**TASK:** Return the lines from the one with "Output the Python" through the one with "import pandas as pd", exactly as they appear and with no pictures.
###
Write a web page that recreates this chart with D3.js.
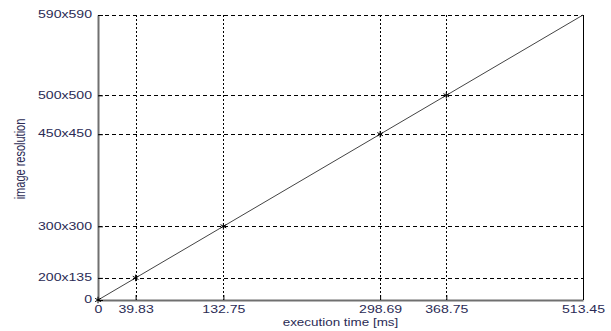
<!DOCTYPE html>
<html lang="en">
	<head>
		<meta charset="utf-8">
		<title>Execution time vs resolution</title>
		<script type="text/javascript" src="https://d3js.org/d3.v7.min.js"></script>
		<style type="text/css">
			body { margin: 0; background: #fff; }
			text { font-family: Arial, "Liberation Sans", sans-serif; }
		</style>
	</head>
	<body>
		<script>
			// execution time [ms] for each resolution
			var times = [0, 39.83, 132.75, 298.69, 368.75, 513.45];
			// total pixels of each resolution
			var pixels = [0, 27000, 90000, 202500, 250000, 348100];
			var resLabels = ["0", "200x135", "300x300", "450x450", "500x500", "590x590"];
			var timeLabels = ["0", "39.83", "132.75", "298.69", "368.75", "513.45"];
			var marked = [true, true, true, true, true, false];

			var margin = {top: 15, right: 28, bottom: 31, left: 98},
				outerWidth = 611,
				outerHeight = 331,
				width = outerWidth - margin.left - margin.right,
				height = outerHeight - margin.top - margin.bottom,
				stretch = 1.28; // the original figure's text is wide

			var svg = d3.select("body")
				.append("svg")
				.attr("width", outerWidth)
				.attr("height", outerHeight);

			var g = svg.append("g")
				.attr("transform", "translate(" + margin.left + "," + margin.top + ")");

			var x = d3.scaleLinear().domain([0, 513.45]).range([0, width]);
			var y = d3.scaleLinear().domain([0, 348100]).range([height, 0]);

			var points = times.map(function(t, i) {
				return {t: t, p: pixels[i], mark: marked[i]};
			});

			// grid
			g.append("g").selectAll("line")
				.data(times.slice(1, -1))
				.enter().append("line")
				.attr("x1", function(d) { return Math.round(x(d)) + 0.5; })
				.attr("x2", function(d) { return Math.round(x(d)) + 0.5; })
				.attr("y1", 0).attr("y2", height)
				.attr("stroke", "#000").attr("stroke-width", 1)
				.attr("stroke-dasharray", "2,2");

			g.append("g").selectAll("line")
				.data(pixels.slice(1))
				.enter().append("line")
				.attr("y1", function(d) { return Math.round(y(d)) + 0.5; })
				.attr("y2", function(d) { return Math.round(y(d)) + 0.5; })
				.attr("x1", 0).attr("x2", width)
				.attr("stroke", "#000").attr("stroke-width", 1)
				.attr("stroke-dasharray", "4,3");

			// right border
			g.append("line")
				.attr("x1", width + 0.5).attr("x2", width + 0.5)
				.attr("y1", 0).attr("y2", height)
				.attr("stroke", "#000");

			// axes
			var xAxis = d3.axisBottom(x)
				.tickValues(times)
				.tickFormat(function(d, i) { return timeLabels[i]; })
				.tickSizeInner(-5).tickSizeOuter(0).tickPadding(5);
			var yAxis = d3.axisLeft(y)
				.tickValues(pixels)
				.tickFormat(function(d, i) { return resLabels[i]; })
				.tickSizeInner(-5).tickSizeOuter(0).tickPadding(6);

			var gx = g.append("g")
				.attr("transform", "translate(0," + height + ")")
				.call(xAxis);
			var gy = g.append("g").call(yAxis);

			[gx, gy].forEach(function(a) {
				a.select(".domain").attr("stroke", "#707070").attr("stroke-width", 2);
				a.selectAll(".tick line").attr("stroke", "#000");
				a.selectAll(".tick text")
					.attr("fill", "#2b2b55")
					.style("font-size", "11px")
					.each(function() {
						d3.select(this)
							.attr("textLength", this.getComputedTextLength() * stretch)
							.attr("lengthAdjust", "spacingAndGlyphs");
					});
			});
			gy.selectAll(".tick text").attr("dy", "0.25em");

			// line
			var line = d3.line()
				.x(function(d) { return x(d.t); })
				.y(function(d) { return y(d.p); });

			g.append("path")
				.datum(points)
				.attr("fill", "none")
				.attr("stroke", "#444")
				.attr("stroke-width", 1)
				.attr("d", line);

			// asterisk markers
			var star = d3.symbol().type(d3.symbolAsterisk).size(30);
			g.append("g").selectAll("path")
				.data(points.filter(function(d) { return d.mark; }))
				.enter().append("path")
				.attr("transform", function(d) { return "translate(" + x(d.t) + "," + y(d.p) + ")"; })
				.attr("d", star)
				.attr("fill", "none")
				.attr("stroke", "#000")
				.attr("stroke-width", 1);

			// axis titles
			var xt = svg.append("text")
				.attr("x", margin.left + width / 2)
				.attr("y", 326)
				.attr("text-anchor", "middle")
				.attr("fill", "#2b2b55")
				.style("font-size", "11px")
				.text("execution time [ms]");
			xt.attr("textLength", xt.node().getComputedTextLength() * 1.22)
				.attr("lengthAdjust", "spacingAndGlyphs");

			svg.append("text")
				.attr("transform", "translate(25,159) rotate(-90) scale(1," + stretch + ")")
				.attr("text-anchor", "middle")
				.attr("fill", "#2b2b55")
				.style("font-size", "11px")
				.text("image resolution");
		</script>
	</body>
</html>
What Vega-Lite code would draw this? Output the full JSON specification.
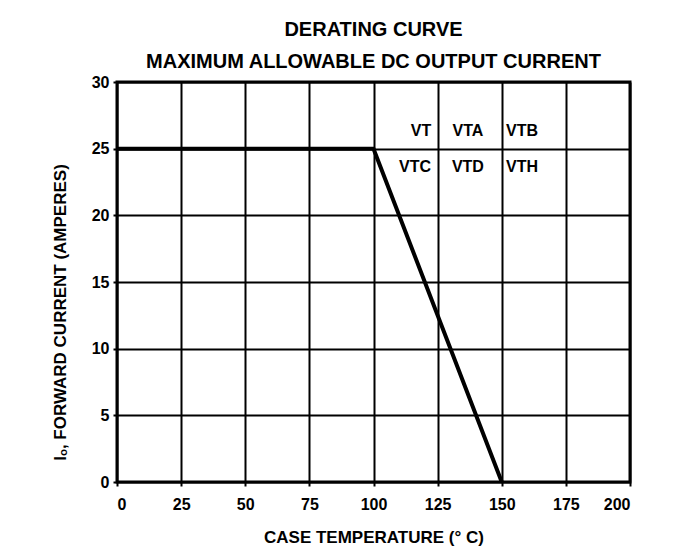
{
  "$schema": "https://vega.github.io/schema/vega-lite/v6.json",
  "autosize": "none",
  "width": 513,
  "height": 400,
  "padding": {"left": 117, "top": 82, "right": 50, "bottom": 74},
  "background": "white",
  "title": {
    "text": ["DERATING CURVE", "MAXIMUM ALLOWABLE DC OUTPUT CURRENT"],
    "font": "Liberation Sans",
    "fontSize": 20,
    "fontWeight": "bold",
    "lineHeight": 32,
    "color": "black",
    "anchor": "middle",
    "offset": 2
  },
  "config": {
    "view": {"stroke": "black", "strokeWidth": 3},
    "axis": {
      "labelFont": "Liberation Sans",
      "labelFontWeight": "bold",
      "labelFontSize": 16,
      "labelColor": "black",
      "titleFont": "Liberation Sans",
      "titleFontWeight": "bold",
      "titleFontSize": 17,
      "titleColor": "black",
      "gridColor": "black",
      "gridWidth": 2,
      "gridOpacity": 1,
      "domain": false,
      "tickColor": "black",
      "tickWidth": 2,
      "tickSize": 4
    }
  },
  "layer": [
    {
      "data": {"values": [
        {"temp": 0, "current": 25},
        {"temp": 100, "current": 25},
        {"temp": 150, "current": 0}
      ]},
      "mark": {"type": "line", "color": "black", "strokeWidth": 4},
      "encoding": {
        "x": {"field": "temp", "type": "quantitative", "scale": {"domain": [0, 200], "nice": false},
              "axis": {"title": "CASE TEMPERATURE (° C)", "values": [0,25,50,75,100,125,150,175,200], "labelPadding": 10, "titlePadding": 17}},
        "y": {"field": "current", "type": "quantitative", "scale": {"domain": [0, 30], "nice": false},
              "axis": {"title": "Iₒ, FORWARD CURRENT (AMPERES)", "values": [0,5,10,15,20,25,30], "labelPadding": 4, "titlePadding": 22, "titleY": 230}}
      }
    },
    {
      "data": {"values": [
        {"temp": 118.5, "current": 26.3, "label": "VT"},
        {"temp": 136.8, "current": 26.3, "label": "VTA"},
        {"temp": 157.9, "current": 26.3, "label": "VTB"},
        {"temp": 116.2, "current": 23.6, "label": "VTC"},
        {"temp": 136.8, "current": 23.6, "label": "VTD"},
        {"temp": 157.9, "current": 23.6, "label": "VTH"}
      ]},
      "mark": {"type": "text", "font": "Liberation Sans", "fontWeight": "bold", "fontSize": 16, "color": "black", "align": "center", "baseline": "middle"},
      "encoding": {
        "x": {"field": "temp", "type": "quantitative"},
        "y": {"field": "current", "type": "quantitative"},
        "text": {"field": "label"}
      }
    }
  ]
}
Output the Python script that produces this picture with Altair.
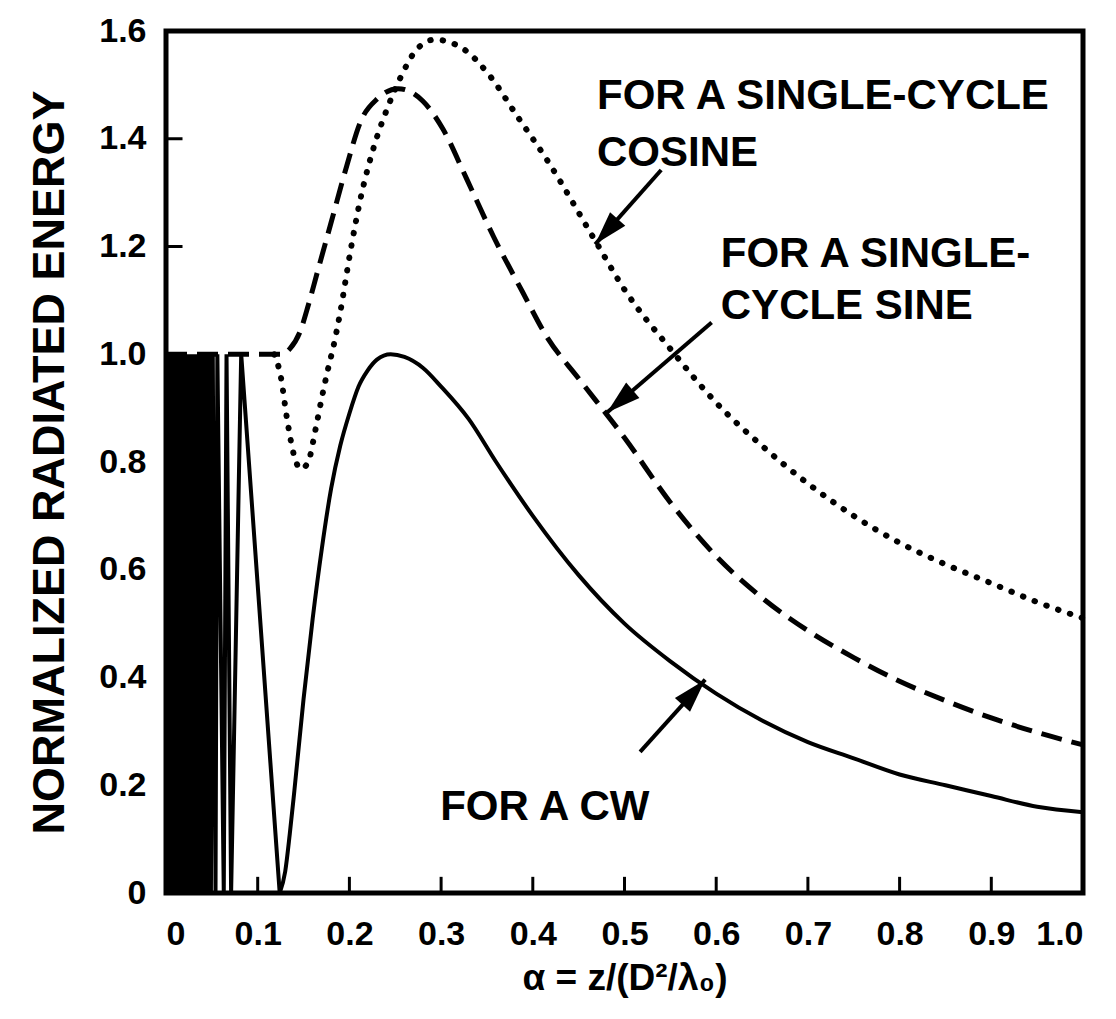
import math
import altair as alt
import pandas as pd

# ---------------- data ----------------
# CW (solid): fast oscillation region near alpha = 0
osc_x = [0.000, 0.001, 0.003, 0.004, 0.006, 0.008, 0.010, 0.011, 0.013, 0.015,
         0.016, 0.018, 0.020, 0.021, 0.023, 0.025, 0.026, 0.028, 0.030, 0.031,
         0.033, 0.035, 0.037, 0.039, 0.041, 0.043, 0.045, 0.047, 0.049, 0.051,
         0.054, 0.056, 0.063, 0.066, 0.071, 0.082, 0.124]
osc_y = [0, 1, 0, 1, 0, 1, 0, 1, 0, 1,
         0, 1, 0, 1, 0, 1, 0, 1, 0, 1,
         0, 1, 0, 1, 0, 1, 0, 1, 0, 1,
         0, 1, 0, 1, 0, 1, 0]
cw_x = [0.124, 0.130, 0.135, 0.140, 0.150, 0.160, 0.170, 0.180, 0.190, 0.200,
        0.210, 0.220, 0.230, 0.245, 0.260, 0.280, 0.300, 0.330, 0.360, 0.400,
        0.450, 0.500, 0.550, 0.600, 0.650, 0.700, 0.750, 0.800, 0.850, 0.900,
        0.950, 1.000]
cw_y = [0.00, 0.04, 0.11, 0.19, 0.36, 0.51, 0.64, 0.75, 0.83, 0.89,
        0.94, 0.97, 0.99, 1.00, 0.995, 0.975, 0.94, 0.88, 0.80, 0.70,
        0.59, 0.50, 0.43, 0.37, 0.32, 0.28, 0.25, 0.22, 0.20, 0.18,
        0.16, 0.15]

# single-cycle sine (dashed)
sine_x = [0.000, 0.127, 0.135, 0.146, 0.155, 0.165, 0.179, 0.197, 0.212, 0.231,
          0.253, 0.280, 0.302, 0.328, 0.357, 0.389, 0.415, 0.450, 0.500, 0.550,
          0.600, 0.650, 0.700, 0.750, 0.800, 0.850, 0.900, 0.950, 1.000]
sine_y = [1.000, 1.000, 1.010, 1.041, 1.090, 1.152, 1.238, 1.349, 1.431, 1.475,
          1.493, 1.470, 1.418, 1.325, 1.219, 1.115, 1.033, 0.955, 0.845, 0.725,
          0.625, 0.548, 0.487, 0.437, 0.393, 0.357, 0.325, 0.298, 0.275]

# single-cycle cosine (dotted)
cos_x = [0.118, 0.125, 0.132, 0.140, 0.147, 0.155, 0.163, 0.170, 0.177, 0.182,
         0.190, 0.201, 0.212, 0.226, 0.241, 0.255, 0.274, 0.293, 0.324, 0.353,
         0.383, 0.415, 0.469, 0.500, 0.550, 0.600, 0.650, 0.700, 0.750, 0.800,
         0.850, 0.900, 0.950, 1.000]
cos_y = [1.000, 0.960, 0.880, 0.810, 0.787, 0.800, 0.860, 0.920, 0.975, 1.010,
         1.078, 1.190, 1.288, 1.381, 1.455, 1.511, 1.567, 1.584, 1.567, 1.517,
         1.442, 1.362, 1.208, 1.120, 1.010, 0.910, 0.830, 0.760, 0.700, 0.650,
         0.610, 0.575, 0.540, 0.510]

x_ticks = [0.1, 0.2, 0.3, 0.4, 0.5, 0.6, 0.7, 0.8, 0.9]
y_ticks = [0.2, 0.4, 0.6, 0.8, 1.0, 1.2, 1.4]
x_labels = [0.0, 0.1, 0.2, 0.3, 0.4, 0.5, 0.6, 0.7, 0.8, 0.9, 1.0]
y_labels = [0.0, 0.2, 0.4, 0.6, 0.8, 1.0, 1.2, 1.4, 1.6]

# annotations (text, left x, baseline y)
ann_text = ["FOR  A  SINGLE-CYCLE", "COSINE", "FOR  A  SINGLE-", "CYCLE  SINE", "FOR  A  CW"]
ann_x = [0.470, 0.470, 0.605, 0.605, 0.299]
ann_y = [1.455, 1.350, 1.162, 1.065, 0.135]

# arrows: start -> tip
arr_x0 = [0.540, 0.595, 0.517]
arr_y0 = [1.342, 1.059, 0.262]
arr_x1 = [0.468, 0.481, 0.588]
arr_y1 = [1.204, 0.892, 0.396]

# ---------------- layout ----------------
W, H = 917, 862
FONT = "Liberation Sans"

xs = alt.Scale(domain=[0, 1], nice=False, zero=False)
ys = alt.Scale(domain=[0, 1.6], nice=False, zero=False)

lbl_expr = "datum.value == 0 ? '0' : format(datum.value, '.1f')"

x_axis = alt.Axis(values=x_labels, labelExpr=lbl_expr, labelFont=FONT, labelFontSize=34,
                  labelFontWeight="bold", labelColor="black", labelPadding=24,
                  ticks=False, domain=False, grid=False, labelOverlap=False,
                  title="α = z/(D²/λ₀)", titleFont=FONT, titleFontSize=37,
                  titleFontWeight="bold", titleColor="black", titlePadding=9)
y_axis = alt.Axis(values=y_labels, labelExpr=lbl_expr, labelFont=FONT, labelFontSize=34,
                  labelFontWeight="bold", labelColor="black", labelPadding=20,
                  ticks=False, domain=False, grid=False, labelOverlap=False,
                  title="NORMALIZED  RADIATED  ENERGY", titleFont=FONT, titleFontSize=45,
                  titleFontWeight="bold", titleColor="black", titlePadding=26)


def X(field):
    return alt.X(field, type="quantitative", scale=xs, axis=x_axis)


def Y(field):
    return alt.Y(field, type="quantitative", scale=ys, axis=y_axis)


df_osc = pd.DataFrame({"x": osc_x, "y": osc_y})
df_osc["o"] = range(len(df_osc))
df_cw = pd.DataFrame({"x": cw_x, "y": cw_y})
df_sine = pd.DataFrame({"x": sine_x, "y": sine_y})
df_cos = pd.DataFrame({"x": cos_x, "y": cos_y})

osc = alt.Chart(df_osc).mark_line(color="black", strokeWidth=4).encode(
    x=X("x"), y=Y("y"), order="o:Q"
)
cw = alt.Chart(df_cw).mark_line(color="black", strokeWidth=4, interpolate="monotone").encode(
    x=X("x"), y=Y("y")
)
sine = alt.Chart(df_sine).mark_line(color="black", strokeWidth=5, strokeDash=[21, 10],
                                    interpolate="monotone").encode(
    x=X("x"), y=Y("y")
)
cosl = alt.Chart(df_cos).mark_line(color="black", strokeWidth=6, strokeDash=[0.5, 12],
                                   strokeCap="round", interpolate="monotone").encode(
    x=X("x"), y=Y("y")
)

# inward tick marks
df_xt = pd.DataFrame({"x": x_ticks, "y0": [0.0] * len(x_ticks), "y1": [0.03] * len(x_ticks)})
xt = alt.Chart(df_xt).mark_rule(color="black", strokeWidth=3).encode(
    x=X("x"), y=Y("y0"), y2="y1:Q"
)
df_yt = pd.DataFrame({"y": y_ticks, "x0": [0.0] * len(y_ticks), "x1": [0.018] * len(y_ticks)})
yt = alt.Chart(df_yt).mark_rule(color="black", strokeWidth=3).encode(
    y=Y("y"), x=X("x0"), x2="x1:Q"
)

# annotations
df_ann = pd.DataFrame({"t": ann_text, "x": ann_x, "y": ann_y})
ann = alt.Chart(df_ann).mark_text(align="left", baseline="alphabetic", font=FONT,
                                  fontSize=42, fontWeight="bold", color="black").encode(
    x=X("x"), y=Y("y"), text="t:N"
)

# arrows
angles = []
for a0, b0, a1, b1 in zip(arr_x0, arr_y0, arr_x1, arr_y1):
    dx = (a1 - a0) * W
    dy = -(b1 - b0) * (H / 1.6)
    angles.append(math.degrees(math.atan2(dx, -dy)) % 360)
df_arr = pd.DataFrame({"x0": arr_x0, "y0": arr_y0, "x1": arr_x1, "y1": arr_y1, "ang": angles})
shaft = alt.Chart(df_arr).mark_rule(color="black", strokeWidth=4).encode(
    x=X("x0"), y=Y("y0"), x2="x1:Q", y2="y1:Q"
)
head = alt.Chart(df_arr).mark_point(
    shape="M0,0 L-0.3,1 L0.3,1 Z", filled=True, size=4600, color="black", opacity=1
).encode(
    x=X("x1"), y=Y("y1"),
    angle=alt.Angle("ang:Q", scale=None),
)

chart = alt.layer(osc, cw, sine, cosl, xt, yt, shaft, head, ann).properties(
    width=W, height=H,
    padding={"left": 166, "top": 31, "right": 33, "bottom": 126},
    autosize=alt.AutoSizeParams(type="none"),
    background="white",
).configure_view(stroke="black", strokeWidth=5)

chart.save("out.html", embed_options={"renderer": "svg", "actions": False})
###
**EXPECTED ANSWER:**
Output the Python script that produces this picture with Altair.
import math
import altair as alt
import pandas as pd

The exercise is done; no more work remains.